Spero che in futuro terremo conto del prezzo che inevitabilmente il settorialismo fa pagare: se non fossimo pervicacemente propensi a differenziarci ben oltre le diversità esistenti, questo gran lavoro pregresso sarebbe fin d’ora ben visibile, organico e predisposto a una vera e propria digital library. Non c’è bisogno di ripartire da zero, si possono ottenere i primi risultati mettendo a sistema il patrimonio già digitalizzato, tanto più che questo non implica affatto la dispersione generalista dei contenuti specialistici. S’intravede poi nelle parole del Ministro un fine di valorizzazione economica dell’ambiente digitale, ma è tutto da vedere perché la ricaduta economica può essere generata in modi efficaci e indiretti (per esempio pubblicità), senza restringere l’accesso e quindi la libera circolazione di contenuti relativi ad un bene che appartiene alla collettività.

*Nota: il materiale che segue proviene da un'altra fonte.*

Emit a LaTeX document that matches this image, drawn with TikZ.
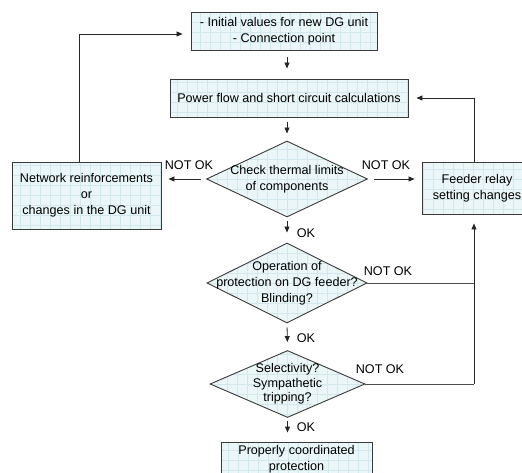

Molte istituzioni e siti culturali accolgono da tempo pubblicità (coerente con l’immagine dell’ente e ben distinta dall’organizzazione dei contenuti) e cercano di generare introiti attraverso altre forme di finanziamento, pur di non intaccare la gratuità dell’accesso. L’economia e l’innovazione nell’ambito della conoscenza sono ormai generati dalla condivisione, e, quindi dalla vitalità progettuale e attuativa che proviene dalla larga disponibilità di contenuti e relazioni. So che sembra astratto, ma non lo è, si tratta di processi in atto adesso e anche in Italia.